Skip the images and copy each record exactly as written.

***

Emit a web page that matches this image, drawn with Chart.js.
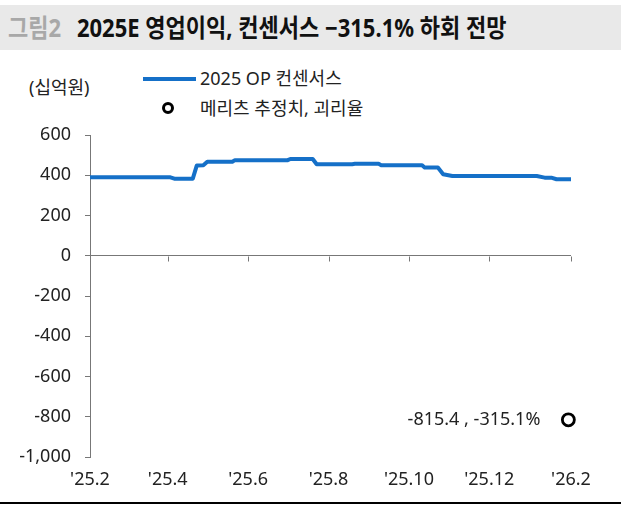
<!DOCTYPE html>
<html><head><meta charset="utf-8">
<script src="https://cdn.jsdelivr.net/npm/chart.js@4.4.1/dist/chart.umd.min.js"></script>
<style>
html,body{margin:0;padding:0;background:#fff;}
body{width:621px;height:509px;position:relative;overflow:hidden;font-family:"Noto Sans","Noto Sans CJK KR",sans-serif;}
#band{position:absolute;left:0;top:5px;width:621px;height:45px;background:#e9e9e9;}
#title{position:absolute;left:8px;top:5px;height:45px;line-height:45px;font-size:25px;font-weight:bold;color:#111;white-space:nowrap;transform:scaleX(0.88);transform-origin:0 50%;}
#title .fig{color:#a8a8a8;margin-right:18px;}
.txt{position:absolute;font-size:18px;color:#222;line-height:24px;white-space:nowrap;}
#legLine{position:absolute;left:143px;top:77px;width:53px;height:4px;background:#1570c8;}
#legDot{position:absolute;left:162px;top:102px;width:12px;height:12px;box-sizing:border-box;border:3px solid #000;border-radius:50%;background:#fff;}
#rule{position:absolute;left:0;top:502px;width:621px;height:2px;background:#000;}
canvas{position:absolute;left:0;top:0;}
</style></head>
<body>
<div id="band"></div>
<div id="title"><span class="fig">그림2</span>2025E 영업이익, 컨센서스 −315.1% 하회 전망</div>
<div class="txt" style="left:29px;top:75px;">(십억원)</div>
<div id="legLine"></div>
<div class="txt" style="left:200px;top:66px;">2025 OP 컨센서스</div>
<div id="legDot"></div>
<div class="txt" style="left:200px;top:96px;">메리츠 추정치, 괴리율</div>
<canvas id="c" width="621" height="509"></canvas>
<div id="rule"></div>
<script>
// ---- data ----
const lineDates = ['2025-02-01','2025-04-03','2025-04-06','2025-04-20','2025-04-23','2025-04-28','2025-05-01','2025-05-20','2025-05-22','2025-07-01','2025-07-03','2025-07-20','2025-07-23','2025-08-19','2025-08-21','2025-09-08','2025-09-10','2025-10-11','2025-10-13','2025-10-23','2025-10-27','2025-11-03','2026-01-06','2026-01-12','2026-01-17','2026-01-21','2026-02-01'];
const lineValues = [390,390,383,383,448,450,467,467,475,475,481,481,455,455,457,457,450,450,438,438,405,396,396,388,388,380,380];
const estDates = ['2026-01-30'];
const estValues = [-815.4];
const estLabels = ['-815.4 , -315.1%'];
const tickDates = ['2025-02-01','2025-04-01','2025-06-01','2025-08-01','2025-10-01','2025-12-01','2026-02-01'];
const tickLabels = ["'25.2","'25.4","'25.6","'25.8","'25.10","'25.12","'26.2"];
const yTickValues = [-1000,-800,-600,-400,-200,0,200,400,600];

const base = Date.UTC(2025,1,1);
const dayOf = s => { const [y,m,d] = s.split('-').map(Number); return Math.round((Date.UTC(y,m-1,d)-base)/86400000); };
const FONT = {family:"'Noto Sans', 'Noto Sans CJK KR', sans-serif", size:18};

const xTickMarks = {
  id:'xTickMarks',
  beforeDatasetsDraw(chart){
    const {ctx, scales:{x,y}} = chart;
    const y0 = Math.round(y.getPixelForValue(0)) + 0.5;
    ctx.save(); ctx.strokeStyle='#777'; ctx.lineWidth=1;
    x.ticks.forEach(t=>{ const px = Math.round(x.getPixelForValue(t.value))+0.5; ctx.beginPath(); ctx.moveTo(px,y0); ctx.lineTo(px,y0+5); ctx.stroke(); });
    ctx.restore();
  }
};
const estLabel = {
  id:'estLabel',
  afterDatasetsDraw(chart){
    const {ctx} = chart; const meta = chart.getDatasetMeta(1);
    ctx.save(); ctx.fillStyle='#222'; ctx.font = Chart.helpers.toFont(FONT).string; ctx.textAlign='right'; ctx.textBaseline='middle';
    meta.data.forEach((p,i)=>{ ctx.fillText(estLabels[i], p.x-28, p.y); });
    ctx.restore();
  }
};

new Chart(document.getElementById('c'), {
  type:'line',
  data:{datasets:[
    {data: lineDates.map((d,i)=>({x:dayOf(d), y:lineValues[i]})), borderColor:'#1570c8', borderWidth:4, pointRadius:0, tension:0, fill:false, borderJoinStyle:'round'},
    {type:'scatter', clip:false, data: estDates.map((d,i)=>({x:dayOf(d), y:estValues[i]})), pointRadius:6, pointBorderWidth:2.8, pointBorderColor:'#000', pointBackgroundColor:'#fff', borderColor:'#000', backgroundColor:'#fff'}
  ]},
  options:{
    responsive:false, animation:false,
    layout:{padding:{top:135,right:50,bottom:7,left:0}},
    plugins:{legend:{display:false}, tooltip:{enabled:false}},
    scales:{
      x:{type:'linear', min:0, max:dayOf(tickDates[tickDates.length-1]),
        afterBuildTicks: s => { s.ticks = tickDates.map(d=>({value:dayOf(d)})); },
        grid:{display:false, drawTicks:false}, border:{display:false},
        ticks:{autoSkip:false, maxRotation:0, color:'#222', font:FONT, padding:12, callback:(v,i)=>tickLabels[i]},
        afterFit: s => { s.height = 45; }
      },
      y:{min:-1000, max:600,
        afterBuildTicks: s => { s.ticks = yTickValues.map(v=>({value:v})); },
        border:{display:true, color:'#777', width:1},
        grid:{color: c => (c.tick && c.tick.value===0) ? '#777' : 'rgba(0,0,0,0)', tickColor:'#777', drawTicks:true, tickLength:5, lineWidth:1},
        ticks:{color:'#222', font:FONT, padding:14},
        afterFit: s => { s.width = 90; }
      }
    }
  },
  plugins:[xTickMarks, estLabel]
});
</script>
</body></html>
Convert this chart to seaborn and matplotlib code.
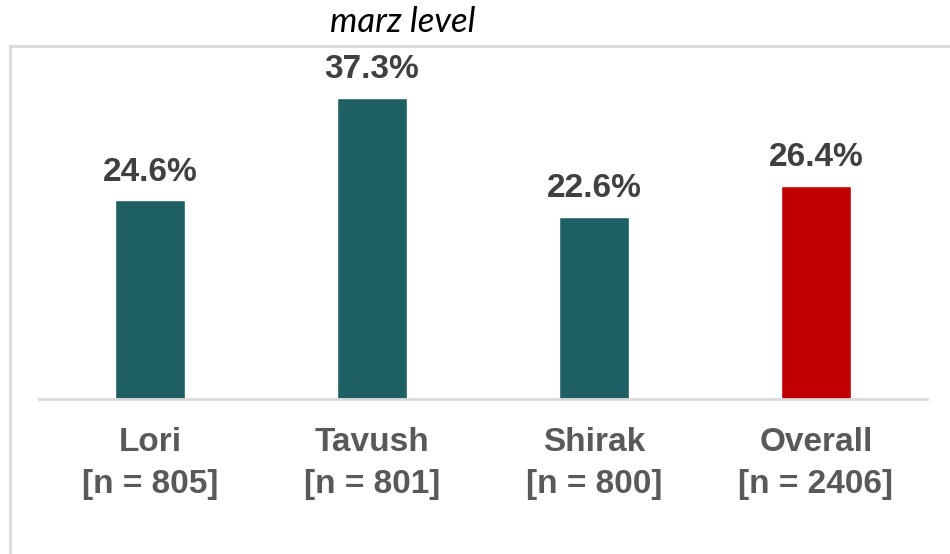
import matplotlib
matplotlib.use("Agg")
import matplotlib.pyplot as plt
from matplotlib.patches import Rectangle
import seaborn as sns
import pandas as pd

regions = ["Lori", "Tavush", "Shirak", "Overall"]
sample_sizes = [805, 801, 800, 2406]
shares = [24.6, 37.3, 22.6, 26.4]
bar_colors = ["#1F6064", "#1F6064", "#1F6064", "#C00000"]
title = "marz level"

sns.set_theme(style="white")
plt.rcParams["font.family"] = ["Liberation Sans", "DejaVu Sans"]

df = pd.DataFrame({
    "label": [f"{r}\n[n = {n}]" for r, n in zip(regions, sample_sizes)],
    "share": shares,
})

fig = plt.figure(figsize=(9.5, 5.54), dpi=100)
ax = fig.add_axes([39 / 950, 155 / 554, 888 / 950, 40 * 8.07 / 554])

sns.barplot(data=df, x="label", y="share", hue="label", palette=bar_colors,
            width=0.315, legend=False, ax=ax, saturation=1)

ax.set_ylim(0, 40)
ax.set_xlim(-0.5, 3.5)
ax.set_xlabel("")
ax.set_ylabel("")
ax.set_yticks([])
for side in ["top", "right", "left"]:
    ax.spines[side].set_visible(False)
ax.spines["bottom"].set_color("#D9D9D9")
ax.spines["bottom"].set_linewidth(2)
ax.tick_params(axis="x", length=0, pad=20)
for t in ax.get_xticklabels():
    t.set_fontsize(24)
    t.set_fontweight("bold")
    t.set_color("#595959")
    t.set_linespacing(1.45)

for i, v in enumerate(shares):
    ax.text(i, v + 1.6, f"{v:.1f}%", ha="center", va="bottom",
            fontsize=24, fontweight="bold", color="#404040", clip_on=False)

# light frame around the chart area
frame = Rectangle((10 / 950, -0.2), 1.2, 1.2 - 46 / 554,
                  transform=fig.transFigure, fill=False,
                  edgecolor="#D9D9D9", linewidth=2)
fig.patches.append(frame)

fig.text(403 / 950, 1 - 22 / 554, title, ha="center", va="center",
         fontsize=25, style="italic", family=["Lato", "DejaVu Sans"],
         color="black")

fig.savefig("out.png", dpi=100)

***

(Problem solution)
Emit a web page that matches this image, drawn with Chart.js.
<!DOCTYPE html>
<html><head><meta charset="utf-8">
<script src="https://cdn.jsdelivr.net/npm/chart.js@4.4.1/dist/chart.umd.min.js"></script>
<style>
html,body{margin:0;padding:0;background:#fff;}
body{width:621px;height:509px;position:relative;overflow:hidden;font-family:"Noto Sans","Noto Sans CJK KR",sans-serif;}
#band{position:absolute;left:0;top:5px;width:621px;height:45px;background:#e9e9e9;}
#title{position:absolute;left:8px;top:5px;height:45px;line-height:45px;font-size:25px;font-weight:bold;color:#111;white-space:nowrap;transform:scaleX(0.88);transform-origin:0 50%;}
#title .fig{color:#a8a8a8;margin-right:18px;}
.txt{position:absolute;font-size:18px;color:#222;line-height:24px;white-space:nowrap;}
#legLine{position:absolute;left:143px;top:77px;width:53px;height:4px;background:#1570c8;}
#legDot{position:absolute;left:162px;top:102px;width:12px;height:12px;box-sizing:border-box;border:3px solid #000;border-radius:50%;background:#fff;}
#rule{position:absolute;left:0;top:502px;width:621px;height:2px;background:#000;}
canvas{position:absolute;left:0;top:0;}
</style></head>
<body>
<div id="band"></div>
<div id="title"><span class="fig">그림2</span>2025E 영업이익, 컨센서스 −315.1% 하회 전망</div>
<div class="txt" style="left:29px;top:75px;">(십억원)</div>
<div id="legLine"></div>
<div class="txt" style="left:200px;top:66px;">2025 OP 컨센서스</div>
<div id="legDot"></div>
<div class="txt" style="left:200px;top:96px;">메리츠 추정치, 괴리율</div>
<canvas id="c" width="621" height="509"></canvas>
<div id="rule"></div>
<script>
// ---- data ----
const lineDates = ['2025-02-01','2025-04-03','2025-04-06','2025-04-20','2025-04-23','2025-04-28','2025-05-01','2025-05-20','2025-05-22','2025-07-01','2025-07-03','2025-07-20','2025-07-23','2025-08-19','2025-08-21','2025-09-08','2025-09-10','2025-10-11','2025-10-13','2025-10-23','2025-10-27','2025-11-03','2026-01-06','2026-01-12','2026-01-17','2026-01-21','2026-02-01'];
const lineValues = [390,390,383,383,448,450,467,467,475,475,481,481,455,455,457,457,450,450,438,438,405,396,396,388,388,380,380];
const estDates = ['2026-01-30'];
const estValues = [-815.4];
const estLabels = ['-815.4 , -315.1%'];
const tickDates = ['2025-02-01','2025-04-01','2025-06-01','2025-08-01','2025-10-01','2025-12-01','2026-02-01'];
const tickLabels = ["'25.2","'25.4","'25.6","'25.8","'25.10","'25.12","'26.2"];
const yTickValues = [-1000,-800,-600,-400,-200,0,200,400,600];

const base = Date.UTC(2025,1,1);
const dayOf = s => { const [y,m,d] = s.split('-').map(Number); return Math.round((Date.UTC(y,m-1,d)-base)/86400000); };
const FONT = {family:"'Noto Sans', 'Noto Sans CJK KR', sans-serif", size:18};

const xTickMarks = {
  id:'xTickMarks',
  beforeDatasetsDraw(chart){
    const {ctx, scales:{x,y}} = chart;
    const y0 = Math.round(y.getPixelForValue(0)) + 0.5;
    ctx.save(); ctx.strokeStyle='#777'; ctx.lineWidth=1;
    x.ticks.forEach(t=>{ const px = Math.round(x.getPixelForValue(t.value))+0.5; ctx.beginPath(); ctx.moveTo(px,y0); ctx.lineTo(px,y0+5); ctx.stroke(); });
    ctx.restore();
  }
};
const estLabel = {
  id:'estLabel',
  afterDatasetsDraw(chart){
    const {ctx} = chart; const meta = chart.getDatasetMeta(1);
    ctx.save(); ctx.fillStyle='#222'; ctx.font = Chart.helpers.toFont(FONT).string; ctx.textAlign='right'; ctx.textBaseline='middle';
    meta.data.forEach((p,i)=>{ ctx.fillText(estLabels[i], p.x-28, p.y); });
    ctx.restore();
  }
};

new Chart(document.getElementById('c'), {
  type:'line',
  data:{datasets:[
    {data: lineDates.map((d,i)=>({x:dayOf(d), y:lineValues[i]})), borderColor:'#1570c8', borderWidth:4, pointRadius:0, tension:0, fill:false, borderJoinStyle:'round'},
    {type:'scatter', clip:false, data: estDates.map((d,i)=>({x:dayOf(d), y:estValues[i]})), pointRadius:6, pointBorderWidth:2.8, pointBorderColor:'#000', pointBackgroundColor:'#fff', borderColor:'#000', backgroundColor:'#fff'}
  ]},
  options:{
    responsive:false, animation:false,
    layout:{padding:{top:135,right:50,bottom:7,left:0}},
    plugins:{legend:{display:false}, tooltip:{enabled:false}},
    scales:{
      x:{type:'linear', min:0, max:dayOf(tickDates[tickDates.length-1]),
        afterBuildTicks: s => { s.ticks = tickDates.map(d=>({value:dayOf(d)})); },
        grid:{display:false, drawTicks:false}, border:{display:false},
        ticks:{autoSkip:false, maxRotation:0, color:'#222', font:FONT, padding:12, callback:(v,i)=>tickLabels[i]},
        afterFit: s => { s.height = 45; }
      },
      y:{min:-1000, max:600,
        afterBuildTicks: s => { s.ticks = yTickValues.map(v=>({value:v})); },
        border:{display:true, color:'#777', width:1},
        grid:{color: c => (c.tick && c.tick.value===0) ? '#777' : 'rgba(0,0,0,0)', tickColor:'#777', drawTicks:true, tickLength:5, lineWidth:1},
        ticks:{color:'#222', font:FONT, padding:14},
        afterFit: s => { s.width = 90; }
      }
    }
  },
  plugins:[xTickMarks, estLabel]
});
</script>
</body></html>
Convert this chart to seaborn and matplotlib code.
import matplotlib
matplotlib.use("Agg")
import matplotlib.pyplot as plt
from matplotlib.patches import Rectangle
import seaborn as sns
import pandas as pd

regions = ["Lori", "Tavush", "Shirak", "Overall"]
sample_sizes = [805, 801, 800, 2406]
shares = [24.6, 37.3, 22.6, 26.4]
bar_colors = ["#1F6064", "#1F6064", "#1F6064", "#C00000"]
title = "marz level"

sns.set_theme(style="white")
plt.rcParams["font.family"] = ["Liberation Sans", "DejaVu Sans"]

df = pd.DataFrame({
    "label": [f"{r}\n[n = {n}]" for r, n in zip(regions, sample_sizes)],
    "share": shares,
})

fig = plt.figure(figsize=(9.5, 5.54), dpi=100)
ax = fig.add_axes([39 / 950, 155 / 554, 888 / 950, 40 * 8.07 / 554])

sns.barplot(data=df, x="label", y="share", hue="label", palette=bar_colors,
            width=0.315, legend=False, ax=ax, saturation=1)

ax.set_ylim(0, 40)
ax.set_xlim(-0.5, 3.5)
ax.set_xlabel("")
ax.set_ylabel("")
ax.set_yticks([])
for side in ["top", "right", "left"]:
    ax.spines[side].set_visible(False)
ax.spines["bottom"].set_color("#D9D9D9")
ax.spines["bottom"].set_linewidth(2)
ax.tick_params(axis="x", length=0, pad=20)
for t in ax.get_xticklabels():
    t.set_fontsize(24)
    t.set_fontweight("bold")
    t.set_color("#595959")
    t.set_linespacing(1.45)

for i, v in enumerate(shares):
    ax.text(i, v + 1.6, f"{v:.1f}%", ha="center", va="bottom",
            fontsize=24, fontweight="bold", color="#404040", clip_on=False)

# light frame around the chart area
frame = Rectangle((10 / 950, -0.2), 1.2, 1.2 - 46 / 554,
                  transform=fig.transFigure, fill=False,
                  edgecolor="#D9D9D9", linewidth=2)
fig.patches.append(frame)

fig.text(403 / 950, 1 - 22 / 554, title, ha="center", va="center",
         fontsize=25, style="italic", family=["Lato", "DejaVu Sans"],
         color="black")

fig.savefig("out.png", dpi=100)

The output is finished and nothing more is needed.